Billy Strayhorn compose Chelsea Bridge au début des années 40 après une tournée en Europe. Son inspiration : un tableau, qui ne représente pas le Chelsea Bridge mais le Battersea Bridge. Ce pourrait être un tableau de Turner ou de Whistler. On ne le sait pas vraiment. Personne n'en est certain. A regarder les deux œuvres, on aime à penser qu'il ne peut s'agir que de celle du second. Turner est un immense peintre mais il est difficile de ne pas être saisi par la puissance du tableau de Whistler. Par ses ténèbres, par ces rides à peine perceptibles qui s'étendent à la surface de l'eau, par l'étrangeté de ces petites lumières résistantes que l'on ne distingue plus de leurs reflets, par la solitude de cette étrange silhouette humaine qui aimante le regard. Il y a beaucoup de choses à lire sur cette toile. Et des trésors d'imagination à investir. Pourquoi Chelsea Bridge ? On ne le sait pas. Il pourrait s'agir d'une erreur de Strayhorn ou d'une association d'idées. 

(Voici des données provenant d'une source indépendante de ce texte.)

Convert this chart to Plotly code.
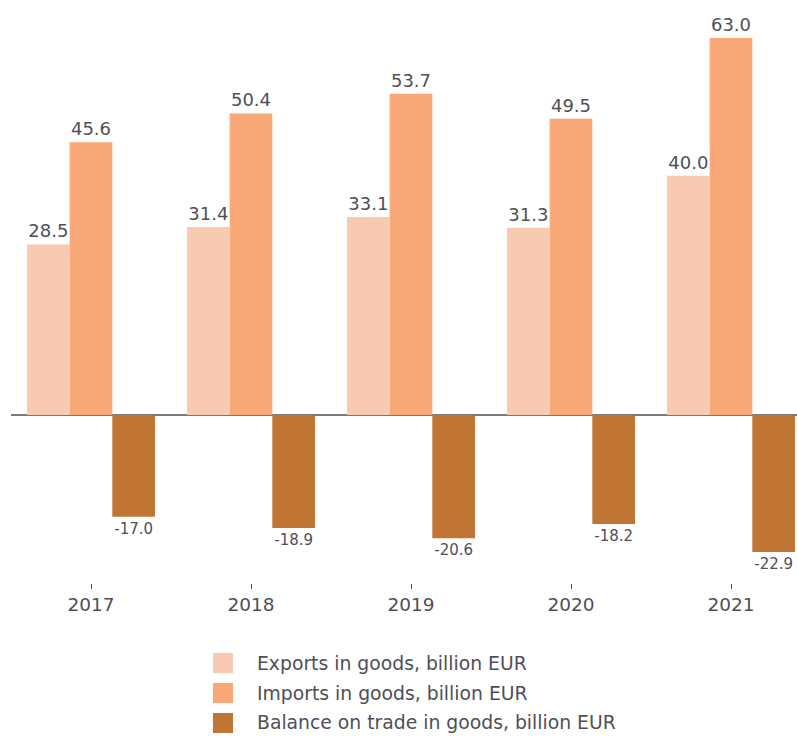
import plotly.graph_objects as go

years = ["2017", "2018", "2019", "2020", "2021"]
exports = [28.5, 31.4, 33.1, 31.3, 40.0]
imports = [45.6, 50.4, 53.7, 49.5, 63.0]
balance = [-17.0, -18.9, -20.6, -18.2, -22.9]

series_names = [
    "Exports in goods, billion EUR",
    "Imports in goods, billion EUR",
    "Balance on trade in goods, billion EUR",
]
colors = ["#F8CAB2", "#F8A977", "#C17535"]
label_sizes = [18, 18, 15]

FONT = "DejaVu Sans, Verdana, sans-serif"
TEXT_COLOR = "#4F4F58"

W, H = 797, 737
M_L, M_R, M_T, M_B = 11, 0, 10, 154
PLOT_W = W - M_L - M_R
PLOT_H = H - M_T - M_B


def paper_x(px):
    return (px - M_L) / PLOT_W


def paper_y(py):
    return (H - M_B - py) / PLOT_H


fig = go.Figure()
for name, vals, color, size in zip(series_names, [exports, imports, balance], colors, label_sizes):
    fig.add_trace(go.Bar(
        x=years,
        y=vals,
        name=name,
        marker=dict(color=color, line=dict(width=0)),
        text=[f"{v:.1f}" for v in vals],
        textposition="outside",
        textfont=dict(size=size, color=TEXT_COLOR, family=FONT),
        constraintext="none",
        cliponaxis=False,
        showlegend=False,
    ))

# Legend block below the chart: square swatches with labels
shapes = []
annotations = []
for i, (name, color) in enumerate(zip(series_names, colors)):
    cy = 663 + 30 * i
    shapes.append(dict(
        type="rect", xref="paper", yref="paper",
        x0=paper_x(213), x1=paper_x(233),
        y0=paper_y(cy - 10), y1=paper_y(cy + 10),
        fillcolor=color, line=dict(width=0),
    ))
    annotations.append(dict(
        xref="paper", yref="paper",
        x=paper_x(255), y=paper_y(cy),
        xanchor="left", yanchor="middle",
        text=name, showarrow=False,
        font=dict(size=18.8, color=TEXT_COLOR, family=FONT),
    ))

fig.update_layout(
    width=W,
    height=H,
    barmode="group",
    bargap=0.2,
    bargroupgap=0,
    plot_bgcolor="white",
    paper_bgcolor="white",
    margin=dict(l=M_L, r=M_R, t=M_T, b=M_B),
    font=dict(family=FONT, color=TEXT_COLOR),
    showlegend=False,
    shapes=shapes,
    annotations=annotations,
    xaxis=dict(
        type="category",
        range=[-0.5, 4.4125],
        showgrid=False,
        showline=False,
        ticks="outside",
        ticklen=5,
        tickcolor=TEXT_COLOR,
        tickfont=dict(size=18.5, color=TEXT_COLOR, family=FONT),
    ),
    yaxis=dict(
        range=[-28.07, 67.68],
        showgrid=False,
        showticklabels=False,
        zeroline=True,
        zerolinecolor="#7A7A7A",
        zerolinewidth=1.5,
    ),
)

fig.write_html("out.html")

L'autre inspiration de Strayhorn n'est pas picturale, mais plus logiquement musicale, et elle nous ramène à Debussy. La musique de Debussy a nourri le jazz. Cela n'a donc rien d'étonnant. Mais surtout, Debussy est le musicien de l'eau. Et c'est cette caractéristique qui guide la composition de Strayhorn ; la nécessité de créer une structure qui évoquera la fluidité du cours d'eau passant sous un pont. Fort de cette lecture, le génie du compagnon d'Ellington n'en est que plus manifeste : sa capacité rare à concevoir des mélodies d'une rare beauté conjuguée à son imagination font mouche. Il y a une douce rupture harmonique dans le thème de Chelsea Bridge. Un passage inattendu en majeur après une suite d'accords en mineur ; structure qui offre à ce thème un soupçon de mystère mais qui donne surtout l'impression qu'il n'a pas de fin et peut ainsi s'écouler infiniment. C'est aussi pour cela que le solo de Gonsalves est si remarquable : il constitue un apport supplémentaire à la conception musicale de Strayhorn. Une réponse affirmative. Un enrichissement du concept initial. Son solo, lui aussi, ne cesse de couler et de se lier (y compris lorsque l'orchestre d'Ellington marque des césures)... On n'en mesure ni le début ni la fin... Gonsalves réussit le solo parfait parce qu'il comprend et pense ce qu'il joue.

En 1961, Strayhorn revient lui-même sur Chelsea Bridge à l'occasion d'une session parisienne. Seul au piano. L'élégance particulière de son plaquage d'accords tranche avec des phrases inattendues et parfois destructurées. S'en dégage en fin de compte une mélancolie qui nous fait revenir au tableau de Whistler. Une approche à l'évidence impressionniste. On doit une autre très belle version de Chelsea Bridge au trio de Vince Guaraldi. Les accords de guitare d'Eddie Duran renforce l'étrangeté de la composition ; et la rapproche sans doute encore plus de ses origines Debusséennes. Enfin, comment ne pas évoquer la version donnée par Duke et Ella Fitzgerald dans le cadre des sessions Verve collaboratives entre les deux géants. Une interprétation aux arrangements assez extraordinaires, sur lesquels se promène le lyrisme éternel de la chanteuse. En 58, un des membres des Four Freshmen a donné des paroles à la composition de Strayhorn. Mais nous sommes en 57 ; et il n'est pas certain que ses paroles rendent bien hommage à l'esprit de la composition de Strayhorn. Ella se contente donc de chanter la mélodie comme si elle était un des instruments de l'ensemble. Ella était une musicienne totale et elle parvient ici à exprimer, dans un tout autre registre, la même continuité qui caractériserait le splendide solo de Gonsalves 8 ans plus tard. 

Debussy, Strayhorn, Whistler, Duke, Paul Gonsalves et Ella ; les grands esprits se rencontrent. Et ne cessent de dialoguer. C'est là leur nécessité.